:: Stated problem ::
For the listing below, give the count of lines containing "diagram", and no other text.

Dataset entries
┏━━
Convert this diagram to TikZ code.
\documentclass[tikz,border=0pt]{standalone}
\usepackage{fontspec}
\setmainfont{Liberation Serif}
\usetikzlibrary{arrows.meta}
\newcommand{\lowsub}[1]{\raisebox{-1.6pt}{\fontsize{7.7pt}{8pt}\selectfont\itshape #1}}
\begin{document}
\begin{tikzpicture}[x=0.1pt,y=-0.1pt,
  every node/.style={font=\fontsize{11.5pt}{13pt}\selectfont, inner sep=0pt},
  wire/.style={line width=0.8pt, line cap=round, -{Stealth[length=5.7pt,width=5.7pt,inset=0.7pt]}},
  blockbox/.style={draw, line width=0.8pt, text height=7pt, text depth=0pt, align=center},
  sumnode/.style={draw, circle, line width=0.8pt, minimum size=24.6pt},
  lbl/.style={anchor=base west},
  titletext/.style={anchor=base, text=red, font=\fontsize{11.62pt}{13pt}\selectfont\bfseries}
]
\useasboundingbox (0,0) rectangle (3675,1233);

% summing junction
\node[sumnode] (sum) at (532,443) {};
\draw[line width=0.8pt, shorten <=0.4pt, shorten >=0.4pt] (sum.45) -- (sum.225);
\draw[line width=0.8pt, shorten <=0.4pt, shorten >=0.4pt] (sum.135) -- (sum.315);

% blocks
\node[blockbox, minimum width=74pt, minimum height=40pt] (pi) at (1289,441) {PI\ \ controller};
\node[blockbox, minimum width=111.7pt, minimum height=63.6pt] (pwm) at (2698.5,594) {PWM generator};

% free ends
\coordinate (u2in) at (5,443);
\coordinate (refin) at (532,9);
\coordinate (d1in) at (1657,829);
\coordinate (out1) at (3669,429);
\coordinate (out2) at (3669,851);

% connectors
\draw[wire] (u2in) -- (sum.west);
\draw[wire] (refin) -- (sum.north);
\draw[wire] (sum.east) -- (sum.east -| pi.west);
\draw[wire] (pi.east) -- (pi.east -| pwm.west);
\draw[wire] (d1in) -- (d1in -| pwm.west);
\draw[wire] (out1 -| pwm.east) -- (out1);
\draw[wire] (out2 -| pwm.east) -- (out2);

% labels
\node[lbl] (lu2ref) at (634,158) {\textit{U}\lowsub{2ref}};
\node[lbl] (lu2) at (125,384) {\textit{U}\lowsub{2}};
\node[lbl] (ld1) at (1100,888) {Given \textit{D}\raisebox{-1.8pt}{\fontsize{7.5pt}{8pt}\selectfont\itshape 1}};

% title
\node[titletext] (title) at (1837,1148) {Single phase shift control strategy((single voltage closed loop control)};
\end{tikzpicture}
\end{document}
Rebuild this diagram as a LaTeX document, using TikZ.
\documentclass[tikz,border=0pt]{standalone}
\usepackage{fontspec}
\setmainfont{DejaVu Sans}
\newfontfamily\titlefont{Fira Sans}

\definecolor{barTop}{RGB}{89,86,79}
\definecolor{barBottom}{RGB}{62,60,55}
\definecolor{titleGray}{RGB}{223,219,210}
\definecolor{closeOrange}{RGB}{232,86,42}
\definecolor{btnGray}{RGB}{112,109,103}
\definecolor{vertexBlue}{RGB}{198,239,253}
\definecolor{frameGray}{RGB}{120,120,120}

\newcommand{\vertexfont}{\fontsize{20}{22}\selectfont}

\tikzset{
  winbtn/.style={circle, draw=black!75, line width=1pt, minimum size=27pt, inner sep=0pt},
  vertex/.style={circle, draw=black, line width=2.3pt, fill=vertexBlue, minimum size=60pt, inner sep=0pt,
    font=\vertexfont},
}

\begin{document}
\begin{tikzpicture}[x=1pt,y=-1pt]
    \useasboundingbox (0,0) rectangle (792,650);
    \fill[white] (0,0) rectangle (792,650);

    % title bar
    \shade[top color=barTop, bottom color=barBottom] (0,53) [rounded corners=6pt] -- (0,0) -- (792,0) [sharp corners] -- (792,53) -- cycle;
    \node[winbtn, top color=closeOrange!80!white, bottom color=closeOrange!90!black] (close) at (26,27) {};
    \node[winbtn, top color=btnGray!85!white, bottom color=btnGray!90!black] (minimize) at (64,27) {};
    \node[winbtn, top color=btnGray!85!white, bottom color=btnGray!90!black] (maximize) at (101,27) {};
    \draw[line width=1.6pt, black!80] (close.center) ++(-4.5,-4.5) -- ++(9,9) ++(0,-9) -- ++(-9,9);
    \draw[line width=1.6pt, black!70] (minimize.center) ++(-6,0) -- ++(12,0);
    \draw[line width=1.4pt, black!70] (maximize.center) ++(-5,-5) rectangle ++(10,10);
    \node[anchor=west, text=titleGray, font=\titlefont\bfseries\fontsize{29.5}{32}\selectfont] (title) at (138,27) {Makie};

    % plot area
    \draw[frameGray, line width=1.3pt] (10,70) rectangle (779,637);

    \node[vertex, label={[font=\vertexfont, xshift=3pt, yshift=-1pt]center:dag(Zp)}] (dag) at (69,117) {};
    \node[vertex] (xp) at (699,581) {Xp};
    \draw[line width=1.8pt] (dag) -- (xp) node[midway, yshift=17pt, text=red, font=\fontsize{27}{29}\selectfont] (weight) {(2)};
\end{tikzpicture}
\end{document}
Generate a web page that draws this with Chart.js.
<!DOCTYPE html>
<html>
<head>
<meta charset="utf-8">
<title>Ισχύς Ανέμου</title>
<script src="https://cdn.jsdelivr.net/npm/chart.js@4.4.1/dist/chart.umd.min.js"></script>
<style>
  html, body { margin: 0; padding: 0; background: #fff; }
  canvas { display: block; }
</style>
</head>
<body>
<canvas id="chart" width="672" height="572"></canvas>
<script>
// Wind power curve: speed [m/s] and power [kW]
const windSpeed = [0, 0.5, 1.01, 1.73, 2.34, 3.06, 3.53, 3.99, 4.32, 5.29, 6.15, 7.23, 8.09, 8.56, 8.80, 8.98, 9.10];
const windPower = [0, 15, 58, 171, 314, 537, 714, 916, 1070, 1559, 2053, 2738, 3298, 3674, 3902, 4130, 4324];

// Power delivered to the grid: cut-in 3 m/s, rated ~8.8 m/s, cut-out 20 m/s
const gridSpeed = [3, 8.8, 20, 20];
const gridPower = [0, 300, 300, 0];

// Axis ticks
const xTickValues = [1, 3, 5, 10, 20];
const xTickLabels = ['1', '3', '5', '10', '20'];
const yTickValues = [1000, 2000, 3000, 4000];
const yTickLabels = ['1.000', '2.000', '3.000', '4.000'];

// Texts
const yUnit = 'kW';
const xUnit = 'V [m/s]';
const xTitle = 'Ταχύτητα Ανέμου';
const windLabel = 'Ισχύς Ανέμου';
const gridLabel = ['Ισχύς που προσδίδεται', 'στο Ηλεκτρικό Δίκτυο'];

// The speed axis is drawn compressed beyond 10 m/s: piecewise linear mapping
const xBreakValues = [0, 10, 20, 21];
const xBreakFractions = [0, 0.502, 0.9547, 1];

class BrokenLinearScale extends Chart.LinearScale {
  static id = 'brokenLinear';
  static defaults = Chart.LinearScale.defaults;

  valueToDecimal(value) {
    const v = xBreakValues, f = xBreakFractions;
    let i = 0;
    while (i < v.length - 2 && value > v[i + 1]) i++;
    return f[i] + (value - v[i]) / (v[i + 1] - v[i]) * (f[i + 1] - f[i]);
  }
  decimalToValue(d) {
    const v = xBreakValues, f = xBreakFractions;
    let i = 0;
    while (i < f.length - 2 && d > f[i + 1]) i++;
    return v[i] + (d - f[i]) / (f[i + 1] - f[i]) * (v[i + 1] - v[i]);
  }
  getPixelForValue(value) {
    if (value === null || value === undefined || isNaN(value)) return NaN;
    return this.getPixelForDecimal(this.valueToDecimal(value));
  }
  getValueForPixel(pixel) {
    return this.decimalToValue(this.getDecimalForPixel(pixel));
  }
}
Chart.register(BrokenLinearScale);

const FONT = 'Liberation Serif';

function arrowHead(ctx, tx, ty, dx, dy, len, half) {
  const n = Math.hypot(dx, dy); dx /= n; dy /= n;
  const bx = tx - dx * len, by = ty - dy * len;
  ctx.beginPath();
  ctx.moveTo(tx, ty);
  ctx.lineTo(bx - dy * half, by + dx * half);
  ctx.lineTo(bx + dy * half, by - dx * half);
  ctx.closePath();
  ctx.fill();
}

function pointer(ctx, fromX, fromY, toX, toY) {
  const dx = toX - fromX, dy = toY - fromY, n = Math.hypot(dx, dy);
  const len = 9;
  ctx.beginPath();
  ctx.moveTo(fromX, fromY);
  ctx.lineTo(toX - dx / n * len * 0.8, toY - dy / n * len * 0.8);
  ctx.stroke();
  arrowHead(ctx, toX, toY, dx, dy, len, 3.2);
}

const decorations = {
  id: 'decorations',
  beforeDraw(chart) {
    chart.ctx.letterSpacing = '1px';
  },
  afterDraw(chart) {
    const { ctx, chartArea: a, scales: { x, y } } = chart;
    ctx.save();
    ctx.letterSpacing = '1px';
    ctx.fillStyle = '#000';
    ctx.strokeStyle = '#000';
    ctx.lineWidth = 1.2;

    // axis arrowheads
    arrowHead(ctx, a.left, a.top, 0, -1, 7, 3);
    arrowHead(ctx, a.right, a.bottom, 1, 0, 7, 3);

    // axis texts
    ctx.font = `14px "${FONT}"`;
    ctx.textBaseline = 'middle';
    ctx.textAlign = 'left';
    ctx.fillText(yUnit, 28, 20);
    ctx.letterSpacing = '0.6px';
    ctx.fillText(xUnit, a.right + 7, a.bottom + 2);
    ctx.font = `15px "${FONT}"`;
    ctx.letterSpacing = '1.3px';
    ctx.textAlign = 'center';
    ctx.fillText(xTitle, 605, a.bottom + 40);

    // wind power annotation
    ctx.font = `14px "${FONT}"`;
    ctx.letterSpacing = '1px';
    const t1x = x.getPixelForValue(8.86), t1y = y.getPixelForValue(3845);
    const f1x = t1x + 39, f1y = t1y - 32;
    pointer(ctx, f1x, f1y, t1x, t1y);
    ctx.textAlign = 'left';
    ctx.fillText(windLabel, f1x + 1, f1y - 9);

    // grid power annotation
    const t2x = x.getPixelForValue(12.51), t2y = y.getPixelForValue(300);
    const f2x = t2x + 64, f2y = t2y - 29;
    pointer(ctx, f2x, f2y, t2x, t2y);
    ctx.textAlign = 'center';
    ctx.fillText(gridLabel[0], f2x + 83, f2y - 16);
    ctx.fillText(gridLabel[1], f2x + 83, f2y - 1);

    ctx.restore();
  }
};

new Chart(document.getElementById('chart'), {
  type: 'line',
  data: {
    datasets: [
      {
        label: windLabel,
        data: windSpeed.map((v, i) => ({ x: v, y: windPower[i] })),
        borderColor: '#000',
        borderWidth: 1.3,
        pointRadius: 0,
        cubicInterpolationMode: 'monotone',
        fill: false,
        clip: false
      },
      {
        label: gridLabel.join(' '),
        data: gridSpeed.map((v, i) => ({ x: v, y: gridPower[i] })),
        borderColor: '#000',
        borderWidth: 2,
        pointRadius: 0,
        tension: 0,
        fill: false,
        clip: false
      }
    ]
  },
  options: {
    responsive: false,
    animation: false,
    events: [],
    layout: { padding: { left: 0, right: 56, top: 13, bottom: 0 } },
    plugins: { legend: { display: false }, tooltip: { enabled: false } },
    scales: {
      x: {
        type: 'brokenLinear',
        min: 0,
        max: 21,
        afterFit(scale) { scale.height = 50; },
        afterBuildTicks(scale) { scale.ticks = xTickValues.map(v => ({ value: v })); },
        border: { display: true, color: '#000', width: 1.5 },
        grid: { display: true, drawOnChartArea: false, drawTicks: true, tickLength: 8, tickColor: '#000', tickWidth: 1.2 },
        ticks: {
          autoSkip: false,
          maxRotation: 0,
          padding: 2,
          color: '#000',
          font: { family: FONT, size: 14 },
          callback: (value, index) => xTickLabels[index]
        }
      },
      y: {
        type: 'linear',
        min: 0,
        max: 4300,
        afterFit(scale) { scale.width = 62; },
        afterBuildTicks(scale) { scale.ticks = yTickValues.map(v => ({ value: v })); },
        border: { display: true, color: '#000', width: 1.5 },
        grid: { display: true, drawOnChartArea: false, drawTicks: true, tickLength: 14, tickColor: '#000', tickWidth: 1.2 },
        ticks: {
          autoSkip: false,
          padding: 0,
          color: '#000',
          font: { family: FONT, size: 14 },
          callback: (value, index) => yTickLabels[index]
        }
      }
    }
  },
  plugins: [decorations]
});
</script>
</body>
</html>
┗━━
:: Task response ::
2